Tiny Seacrow Island is one of hundreds of islands in the sparkling blue of the Baltic Sea. Though small, it has everything you’d want in an island: woods to wander in, flowers to pick, fish to catch, boats to sail in, all kinds of animals. But it doesn’t have very many young people. So when the four Melkerson kids and their father move into Carpenter’s Cottage one June day, they’re immediately welcomed by the resourceful islanders: Johan and Niklas Melkerson, at twelve and thirteen, are natural companions for adventurous Freddy and Teddy (girls exactly their age); dreamy Pelle, the baby of the family, gets up to trouble with bossy Tjorven and fanciful Stina; and ever-responsible Malin, who at nineteen looks after her scatterbrained father as well as her brothers, catches the eye of all the island’s young men. Before long Seacrow Island and Carpenter’s Cottage (tumbledown and leaky though it may be) have become a real home for the Melkersons.
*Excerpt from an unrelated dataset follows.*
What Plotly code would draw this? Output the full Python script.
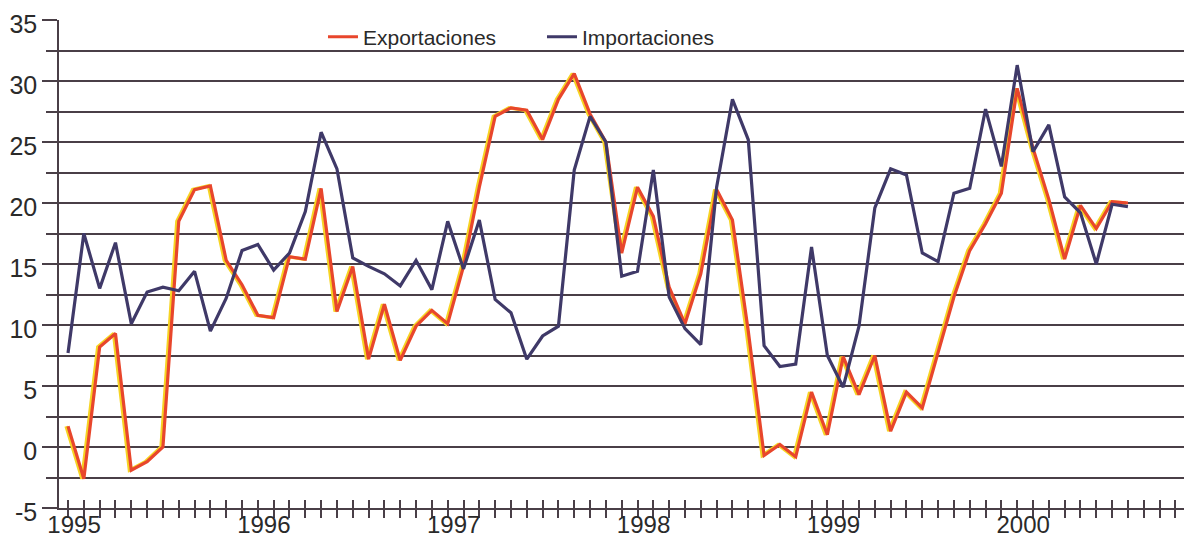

Seacrow Island is a remarkable story, filled with sweetness and sorrow, humor and suspense, and peopled with the vivid, unexpected, wonderfully winning characters we’ve come to expect from the creator of the unforgettable Pippi Longstocking.
Astrid Lindgren’s Seacrow Island (1964), an idyll about a family and a village set in the Stockholm archipelago in the mid-twentieth century, has enchanted me...I liked it so much that I consumed it slowly, like a savored cake. A month later I read it again, perhaps even more deliberately. It is a beautiful book, rendered in an entirely fluent English translation by Evelyn Ramsden, and certainly for adult readers as well as the children to whom it could be read.
—April Bernard, NYR Daily
Evelyn Ramsden’s peppy translation brings this gem to a new generation of English-speaking readers, and reminds us that simple pleasures are often the most memorable.